Aim ::
Omit all pictures, then retype the data exactly as given.
--*--
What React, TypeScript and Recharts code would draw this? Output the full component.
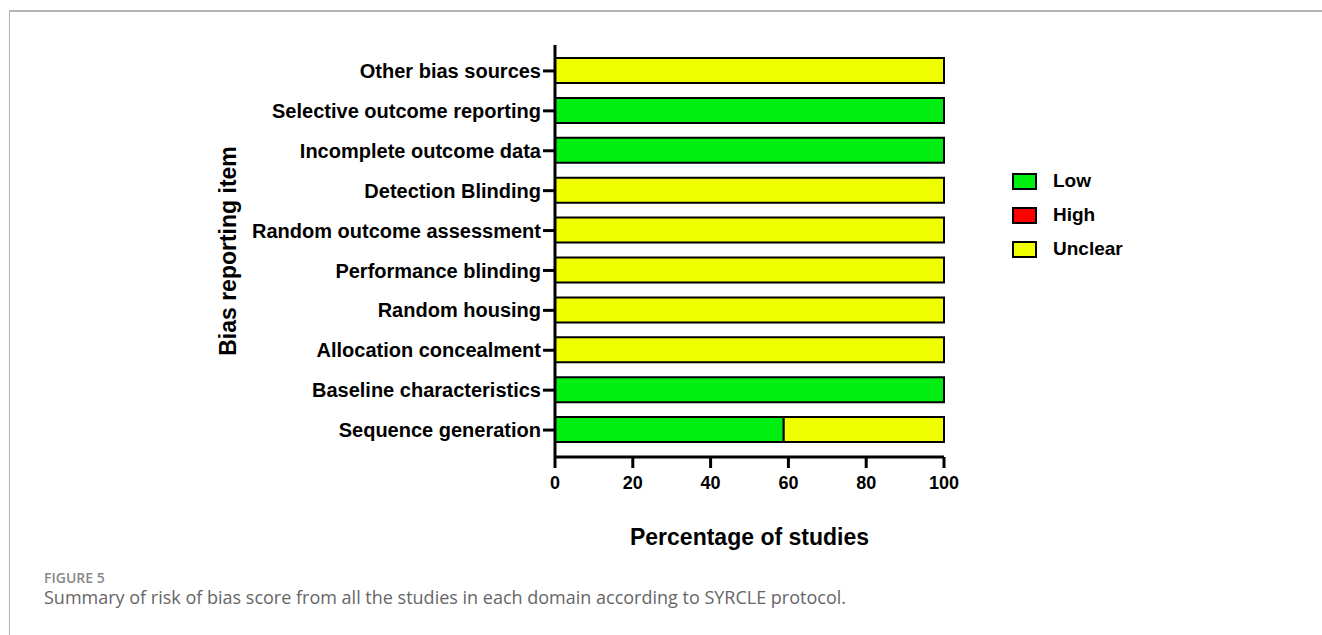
import React from "react";
import { BarChart, Bar, XAxis, YAxis } from "recharts";

// bias items, top to bottom
const items = [
  "Other bias sources",
  "Selective outcome reporting",
  "Incomplete outcome data",
  "Detection Blinding",
  "Random outcome assessment",
  "Performance blinding",
  "Random housing",
  "Allocation concealment",
  "Baseline characteristics",
  "Sequence generation",
];
const lowValues = [0, 100, 100, 0, 0, 0, 0, 0, 100, 58.8];
const highValues = [0, 0, 0, 0, 0, 0, 0, 0, 0, 0];
const unclearValues = [100, 0, 0, 100, 100, 100, 100, 100, 0, 41.2];
const xTicks = [0, 20, 40, 60, 80, 100];

const series = [
  { key: "Low", color: "#00ee10" },
  { key: "High", color: "#ff0000" },
  { key: "Unclear", color: "#f0ff00" },
];

const data = items.map((name, i) => ({
  name,
  Low: lowValues[i],
  High: highValues[i],
  Unclear: unclearValues[i],
}));

const FONT = "'Liberation Sans', Arial, sans-serif";

const LegendBox = () => (
  <div style={{ fontFamily: FONT }}>
    {series.map((s) => (
      <div key={s.key} style={{ display: "flex", alignItems: "center", height: 34 }}>
        <div style={{ width: 21, height: 13, background: s.color, border: "2px solid #000", marginRight: 16 }} />
        <span style={{ fontSize: 19, fontWeight: "bold", color: "#000" }}>{s.key}</span>
      </div>
    ))}
  </div>
);

const App = () => {
  return (
    <div style={{ position: "absolute", left: 0, top: 0, width: 1322, height: 635, background: "#fff", overflow: "hidden" }}>
      <div style={{ position: "absolute", left: 9, top: 10, right: 0, height: 2, background: "#b4b4b4" }} />
      <div style={{ position: "absolute", left: 9, top: 10, bottom: 0, width: 1, background: "#b4b4b4" }} />

      <div style={{ position: "absolute", left: 0, top: 0 }}>
        <BarChart
          width={1322}
          height={635}
          data={data}
          layout="vertical"
          margin={{ top: 45, right: 378, bottom: 58, left: 215 }}
        >
          <XAxis
            type="number"
            domain={[0, 100]}
            ticks={xTicks}
            axisLine={{ stroke: "#000", strokeWidth: 3 }}
            tickLine={{ stroke: "#000", strokeWidth: 3 }}
            tickSize={11}
            tickMargin={8}
            tick={{ fill: "#000", fontSize: 18, fontWeight: "bold", fontFamily: FONT }}
            height={120}
            label={{
              content: (p: any) => {
                const vb = p.viewBox;
                return (
                  <text x={vb.x + vb.width / 2} y={vb.y + 80} textAnchor="middle" dominantBaseline="central"
                    fill="#000" fontSize={23} fontWeight="bold" fontFamily={FONT}>
                    Percentage of studies
                  </text>
                );
              },
            }}
          />
          <YAxis
            type="category"
            dataKey="name"
            width={340}
            padding={{ top: 6, bottom: 7 }}
            axisLine={{ stroke: "#000", strokeWidth: 3 }}
            tickLine={{ stroke: "#000", strokeWidth: 3 }}
            tickSize={12}
            tickMargin={2}
            interval={0}
            tick={{ fill: "#000", fontSize: 20, fontWeight: "bold", fontFamily: FONT }}
            label={{
              content: (p: any) => {
                const vb = p.viewBox;
                const cx = vb.x + 13;
                const cy = vb.y + vb.height / 2;
                return (
                  <text x={cx} y={cy} textAnchor="middle" dominantBaseline="central"
                    transform={`rotate(-90, ${cx}, ${cy})`}
                    fill="#000" fontSize={23} fontWeight="bold" fontFamily={FONT}>
                    Bias reporting item
                  </text>
                );
              },
            }}
          />
          {series.map((s) => (
            <Bar
              key={s.key}
              dataKey={s.key}
              stackId="a"
              fill={s.color}
              stroke="#000"
              strokeWidth={2}
              barSize={25}
              isAnimationActive={false}
            />
          ))}
        </BarChart>
      </div>

      <div style={{ position: "absolute", left: 1012, top: 164 }}>
        <LegendBox />
      </div>

      <div style={{ position: "absolute", left: 44, top: 571, fontFamily: "'Open Sans', sans-serif", fontSize: 14, fontWeight: 600, color: "#888", lineHeight: "14px" }}>
        FIGURE 5
      </div>
      <div style={{ position: "absolute", left: 44, top: 587, fontFamily: "'Open Sans', sans-serif", fontSize: 18, fontWeight: 400, color: "#666", lineHeight: "20px", whiteSpace: "nowrap" }}>
        Summary of risk of bias score from all the studies in each domain according to SYRCLE protocol.
      </div>
    </div>
  );
};

export default App;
--*--
Written reply ::
What React, TypeScript and Recharts code would draw this? Output the full component.
import React from "react";
import { BarChart, Bar, XAxis, YAxis } from "recharts";

// bias items, top to bottom
const items = [
  "Other bias sources",
  "Selective outcome reporting",
  "Incomplete outcome data",
  "Detection Blinding",
  "Random outcome assessment",
  "Performance blinding",
  "Random housing",
  "Allocation concealment",
  "Baseline characteristics",
  "Sequence generation",
];
const lowValues = [0, 100, 100, 0, 0, 0, 0, 0, 100, 58.8];
const highValues = [0, 0, 0, 0, 0, 0, 0, 0, 0, 0];
const unclearValues = [100, 0, 0, 100, 100, 100, 100, 100, 0, 41.2];
const xTicks = [0, 20, 40, 60, 80, 100];

const series = [
  { key: "Low", color: "#00ee10" },
  { key: "High", color: "#ff0000" },
  { key: "Unclear", color: "#f0ff00" },
];

const data = items.map((name, i) => ({
  name,
  Low: lowValues[i],
  High: highValues[i],
  Unclear: unclearValues[i],
}));

const FONT = "'Liberation Sans', Arial, sans-serif";

const LegendBox = () => (
  <div style={{ fontFamily: FONT }}>
    {series.map((s) => (
      <div key={s.key} style={{ display: "flex", alignItems: "center", height: 34 }}>
        <div style={{ width: 21, height: 13, background: s.color, border: "2px solid #000", marginRight: 16 }} />
        <span style={{ fontSize: 19, fontWeight: "bold", color: "#000" }}>{s.key}</span>
      </div>
    ))}
  </div>
);

const App = () => {
  return (
    <div style={{ position: "absolute", left: 0, top: 0, width: 1322, height: 635, background: "#fff", overflow: "hidden" }}>
      <div style={{ position: "absolute", left: 9, top: 10, right: 0, height: 2, background: "#b4b4b4" }} />
      <div style={{ position: "absolute", left: 9, top: 10, bottom: 0, width: 1, background: "#b4b4b4" }} />

      <div style={{ position: "absolute", left: 0, top: 0 }}>
        <BarChart
          width={1322}
          height={635}
          data={data}
          layout="vertical"
          margin={{ top: 45, right: 378, bottom: 58, left: 215 }}
        >
          <XAxis
            type="number"
            domain={[0, 100]}
            ticks={xTicks}
            axisLine={{ stroke: "#000", strokeWidth: 3 }}
            tickLine={{ stroke: "#000", strokeWidth: 3 }}
            tickSize={11}
            tickMargin={8}
            tick={{ fill: "#000", fontSize: 18, fontWeight: "bold", fontFamily: FONT }}
            height={120}
            label={{
              content: (p: any) => {
                const vb = p.viewBox;
                return (
                  <text x={vb.x + vb.width / 2} y={vb.y + 80} textAnchor="middle" dominantBaseline="central"
                    fill="#000" fontSize={23} fontWeight="bold" fontFamily={FONT}>
                    Percentage of studies
                  </text>
                );
              },
            }}
          />
          <YAxis
            type="category"
            dataKey="name"
            width={340}
            padding={{ top: 6, bottom: 7 }}
            axisLine={{ stroke: "#000", strokeWidth: 3 }}
            tickLine={{ stroke: "#000", strokeWidth: 3 }}
            tickSize={12}
            tickMargin={2}
            interval={0}
            tick={{ fill: "#000", fontSize: 20, fontWeight: "bold", fontFamily: FONT }}
            label={{
              content: (p: any) => {
                const vb = p.viewBox;
                const cx = vb.x + 13;
                const cy = vb.y + vb.height / 2;
                return (
                  <text x={cx} y={cy} textAnchor="middle" dominantBaseline="central"
                    transform={`rotate(-90, ${cx}, ${cy})`}
                    fill="#000" fontSize={23} fontWeight="bold" fontFamily={FONT}>
                    Bias reporting item
                  </text>
                );
              },
            }}
          />
          {series.map((s) => (
            <Bar
              key={s.key}
              dataKey={s.key}
              stackId="a"
              fill={s.color}
              stroke="#000"
              strokeWidth={2}
              barSize={25}
              isAnimationActive={false}
            />
          ))}
        </BarChart>
      </div>

      <div style={{ position: "absolute", left: 1012, top: 164 }}>
        <LegendBox />
      </div>

      <div style={{ position: "absolute", left: 44, top: 571, fontFamily: "'Open Sans', sans-serif", fontSize: 14, fontWeight: 600, color: "#888", lineHeight: "14px" }}>
        FIGURE 5
      </div>
      <div style={{ position: "absolute", left: 44, top: 587, fontFamily: "'Open Sans', sans-serif", fontSize: 18, fontWeight: 400, color: "#666", lineHeight: "20px", whiteSpace: "nowrap" }}>
        Summary of risk of bias score from all the studies in each domain according to SYRCLE protocol.
      </div>
    </div>
  );
};

export default App;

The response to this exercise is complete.